Florent Contin-Roux

vu par

Camille Paulhan

La peinture est sobre, et l’objet...

La peinture est sobre, et l’objet qu’elle représente mystérieux, avec ses faux airs d’araignée cyborg : Le musée des musées (microprocesseur) (2007) pourrait servir de point de départ à l’œuvre de Florent Contin-Roux, lui qui aime tant piéger les images sur ses toiles. Des images de toutes sortes d’ailleurs : chipées sur Google, découvertes au sein d’archives familiales, saisies par lui à l’heure bleue, confiées par des amis… Mais son appétit pour les images n’est pas glouton et irraisonné. Au contraire, ce sont des choix précieux et précis qui sont à l’origine de son travail, et qui se dévoilent dans des peintures dont les formats révèlent le caractère intimiste.
En effet, l’écran d’ordinateur, qui est devenu bien souvent aujourd’hui le premier mode d’accès aux œuvres, trahit quelque peu celles de Florent Contin-Roux, si l’on ne prend pas garde à leurs dimensions.
Certaines ne dépassent pas le format 10x15 cm, les plus grandes excèdent rarement le mètre de long. On ne dira plus que la peinture d’histoire se doit d’être monumentale : le champignon atomique d’Hiroshima, l’incendie du Zeppelin, l’assassinat de Kennedy, le hissage du drapeau rouge sur le Reichstag sont considérés par l’artiste comme des icônes, et de ce fait traités avec minutie et dévouement. Les paillettes remplacent parfois chez lui le fond d’or, histoire de rappeler que l’époque s’éloigne du caractère rassurant d’un Eden uniforme pour aller vers le morcellement des lueurs.

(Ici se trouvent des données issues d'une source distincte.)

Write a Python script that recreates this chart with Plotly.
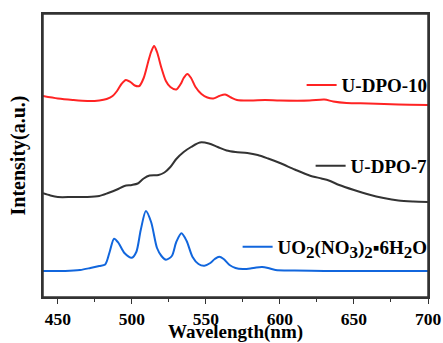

Florent Contin-Roux accorde d’ailleurs autant d’importance à ces représentations désormais célèbres dans l’imaginaire collectif, qu’à celles issues de son environnement familial. Lui dit que le point de départ de sa peinture est toujours le personnel, accepte la dimension conceptuelle du travail mais refuse que l’on en réfute la part émotionnelle. C’est l’histoire de l’homme qui trouve chez son grand-père des photographies qu’il pense sur le moment appartenir aux livres et à la grande histoire, et qui se rend finalement compte que cette dernière n’existe que par fragments destinés à n’être jamais totalement recomposés.
Alors, puisque toute représentation peut potentiellement se mêler à ce vaste puzzle nécessairement parcellaire, la tondeuse à gazon, la tente de camping, le jouet Playmobil prennent place dans l’imagerie de Florent Contin-Roux avec la même gravité. Récemment, l’artiste a cherché à mettre à distance la photographie, qui l’a tant accompagnée à ses débuts, et qu’il a toujours souhaité dissoudre, noyer, fumiger. Le corps, qui apparaissait comme un fantôme dans ses premières peintures – corps en observation depuis la fenêtre d’une voiture ou d’un train en marche, corps contemplant le paysage assis sur une chaise de jardin en plastique… – se fraie désormais une place. Des ombres pâles aux contours violemment brossés, parfois maculées du rose fluo cher à l’artiste, émergent sur ses toiles. Pas les visages, pas encore. Peut-être plus tard, mais pour l’instant sa peinture est trop pudique pour s’y frotter.
Lui, toutefois, se risque à la performance depuis peu ; « risque », parce que la peinture est un engagement total. La métaphore martiale, il l’assume : peindre, c’est combattre, s’épuiser, chasser. Dans L’acte de peindre (2019), il a percé d’une flèche une de ses anciennes Nocturne. Touchée au cœur des nuages bleutés, à la brunante. Même pas peur d’attaquer la mélancolie. Alors oui, pour Florent Contin-Roux, la peinture est sans doute la seule prédation qui vaille.